Continuing work on the metagenomics project, Emma shared her “co-assembly”, so I figured it would be quick and easy to compare hers with mine and get a feel for how different/similar they might be. I did a similar comparison last week where I compared each of our individual water sample assemblies.

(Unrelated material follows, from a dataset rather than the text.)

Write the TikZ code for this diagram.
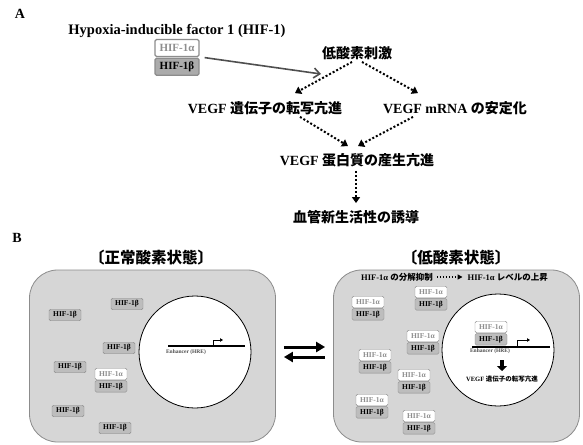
\documentclass[tikz,border=0pt]{standalone}
\usepackage{fontspec}
\setmainfont{Liberation Serif}
\newfontfamily\jpfont{Noto Sans CJK JP}
\usetikzlibrary{
    arrows.meta,
    positioning
}

\definecolor{cellgray}{HTML}{D6D6D6}
\definecolor{edgegray}{HTML}{8C8C8C}
\definecolor{betagray}{HTML}{BDBDBD}
\definecolor{alphagray}{HTML}{8E8E8E}
\definecolor{arrowgray}{HTML}{4F4F4F}

\tikzset{
    flowtext/.style={font=\fontsize{14}{16}\selectfont\bfseries, inner sep=2pt},
    dotarrow/.style={line width=2pt, dash pattern=on 2pt off 2pt,
        -{Triangle[width=8pt,length=6pt]}},
    cell/.style={draw=edgegray, fill=cellgray, rounded corners=28pt,
        minimum width=246pt, minimum height=172pt, line width=0.8pt},
    nucleus/.style={circle, draw=black, fill=white, minimum size=112pt,
        inner sep=0pt, line width=0.8pt},
    hifa/.style={draw=edgegray, fill=white, text=alphagray, rounded corners=1.5pt,
        minimum width=32pt, minimum height=11.5pt, inner sep=1pt,
        font=\fontsize{7.5}{8}\selectfont\bfseries},
    hifb/.style={hifa, fill=betagray, text=black},
    dna/.style={line width=1.5pt},
    tss/.style={line width=0.7pt, -{Triangle[width=3.5pt,length=3pt]}},
    enh/.style={text=black!70, font=\fontsize{5.5}{6}\selectfont\bfseries, inner sep=0pt},
    eqarrow/.style={line width=3pt, -{Triangle[width=10pt,length=9pt]}}
}

\begin{document}
\begin{tikzpicture}[x=1pt,y=-1pt]
\useasboundingbox (0,0) rectangle (583,444);

% Panel labels
\node[font=\fontsize{14}{16}\selectfont\bfseries] (labA) at (20,14) {A};
\node[font=\fontsize{14}{16}\selectfont\bfseries] (labB) at (17,238) {B};

% HIF-1 heterodimer
\node[font=\fontsize{14.5}{16}\selectfont\bfseries] (hif) at (177,31) {Hypoxia-inducible factor 1 (HIF-1)};
\node[hifa, minimum width=44pt, minimum height=17pt, line width=1.2pt,
      font=\fontsize{11}{12}\selectfont\bfseries] (hifA) at (177,48) {HIF-1α};
\node[hifb, minimum width=44pt, minimum height=17pt, line width=1.2pt, fill=black!33,
      font=\fontsize{11}{12}\selectfont\bfseries, below=0.5pt of hifA] (hifB) {HIF-1β};

% Cascade
\node[flowtext] (stim) at (357,53) {\jpfont 低酸素刺激};
\node[flowtext] (trans) at (265,108) {VEGF {\jpfont 遺伝子の転写亢進}};
\node[flowtext] (stab) at (455,108) {VEGF mRNA {\jpfont の安定化}};
\node[flowtext] (prot) at (357,160) {VEGF {\jpfont 蛋白質の産生亢進}};
\node[flowtext] (angio) at (356,217) {\jpfont 血管新生活性の誘導};

\coordinate (stimin) at (321,74);
\draw[arrowgray, line width=1.6pt, -{Straight Barb[length=6pt,width=10pt]}]
    ([xshift=5pt]hifB.north east) -- (stimin);

\draw[dotarrow] ([xshift=-5pt]stim.south) -- ([xshift=30pt,yshift=6pt]trans.north);
\draw[dotarrow] ([xshift=5pt]stim.south) -- ([xshift=-37pt,yshift=6pt]stab.north);
\draw[dotarrow] ([xshift=35pt]trans.south) -- ([xshift=-9pt,yshift=5pt]prot.north);
\draw[dotarrow] ([xshift=-42pt]stab.south) -- ([xshift=1pt,yshift=5pt]prot.north);
\draw[dotarrow] ([xshift=-1pt,yshift=-2pt]prot.south) -- ([yshift=5pt]angio.north);

% Normoxia
\node[font=\fontsize{15.5}{17}\selectfont\bfseries\jpfont] (tnormo) at (151,258) {〔正常酸素状態〕};
\node[cell] (normo) at (152.5,356) {};
\node[nucleus] (nucN) at (195,352) {};
\draw[dna] (168,346) -- (245,346);
\draw[tss] (213,346) -- (213,340) -- (223,340);
\node[enh] (enhN) at (186,352) {Enhancer (HRE)};

\foreach \x/\y [count=\i] in {127/304, 65/315, 119/348, 70/367, 68/411, 115/428}
    \node[hifb] (nb\i) at (\x,\y) {HIF-1β};
\node[hifa] (naA) at (111,374) {HIF-1α};
\node[hifb, below=0.5pt of naA] (naB) {HIF-1β};

% Hypoxia
\node[font=\fontsize{15.5}{17}\selectfont\bfseries\jpfont] (thypo) at (456,258) {〔低酸素状態〕};
\node[cell] (hypo) at (456.5,356) {};
\node[nucleus] (nucH) at (498,350) {};

\node[font=\fontsize{8.5}{9}\selectfont\bfseries, inner sep=1pt, anchor=west] (degr) at (360,277)
    {HIF-1α {\jpfont の分解抑制}};
\node[font=\fontsize{8.5}{9}\selectfont\bfseries, inner sep=1pt, anchor=east] (rise) at (549,277)
    {HIF-1α {\jpfont レベルの上昇}};
\draw[line width=1.4pt, dash pattern=on 1.4pt off 1.6pt, -{Triangle[width=5pt,length=5pt]},
      shorten <=3pt, shorten >=4pt] (degr) -- (rise);

\foreach \x/\y [count=\i] in {368/302, 431/292, 423/336, 375/355, 414/375, 372/400, 419/416} {
    \node[hifa] (ha\i) at (\x,\y) {HIF-1α};
    \node[hifb, below=0.5pt of ha\i] (hb\i) {HIF-1β};
}

\draw[dna] (472,347) -- (550,347);
\draw[tss, line width=0.9pt] (517,347) -- (517,340) -- (530,340);
\node[enh] (enhH) at (490,351) {Enhancer (HRE)};
\node[hifa] (haN) at (491,327) {HIF-1α};
\node[hifb, below=0.5pt of haN] (hbN) {HIF-1β};
\draw[line width=4.5pt, -{Triangle[width=10pt,length=5pt]}] (502,360) -- (502,371);
\node[font=\fontsize{6.5}{7}\selectfont\bfseries, inner sep=0pt] (vegfN) at (502,379)
    {VEGF {\jpfont 遺伝子の転写亢進}};

% Reversible switch
\draw[eqarrow] ([xshift=8pt,yshift=9pt]normo.east) -- ([xshift=-8pt,yshift=9pt]hypo.west);
\draw[eqarrow] ([xshift=-8pt,yshift=-1pt]hypo.west) -- ([xshift=8pt,yshift=-1pt]normo.east);

\end{tikzpicture}
\end{document}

Those results showed my assemblies generated:

significantly larger “largest contigs” (10 - 50x larger than Emma’s)
larger N50 values (~2x larger than Emma’s)
total length in bps (~1.5x more than Emma’s)

So, I ran Quast on my computer (swoose - Ubuntu 16.04LTS) with the following input FastAs:

contigs.fa (Emma’s)
final.contigs.fa (Mine from 20190102_metagenomics_geo_megahit)

python \
/home/sam/programs/quast-5.0.2/quast.py \
--threads=20 \
--min-contig=100 \
--labels=ets,sjw \
/home/sam/data/metagenomics/P_generosa/emma_assemblies/contigs.fa \
/home/sam/data/metagenomics/P_generosa/final.contigs.fa

Here’s how the sample names breakdown:

Sample	Develomental Stage (days post-fertilization)	pH Treatment
MG1	13	8.2
MG2	17	8.2
MG3	6	7.1
MG5	10	8.2
MG6	13	7.1
MG7	17	7.1

RESULTS

Output folder:

20190408_metagenomics_pgen_quast_comparison/

Quast report (HTML):

20190408_metagenomics_pgen_quast_comparison/quast_results/results_2019_04_08_09_47_17/report.html

Screen cap of assembly comparison report

Well, these results are very strange. The thing that immediately jumps out to me is how “small” Emma’s assembly is. My assembly has nearly 5x the number of bases as hers does (2.2Gbp vs 412Mbp). This is an enormous disparity between the two assemblies. I’ll talk to Emma and try to get explicit details on how she constructed her assembly.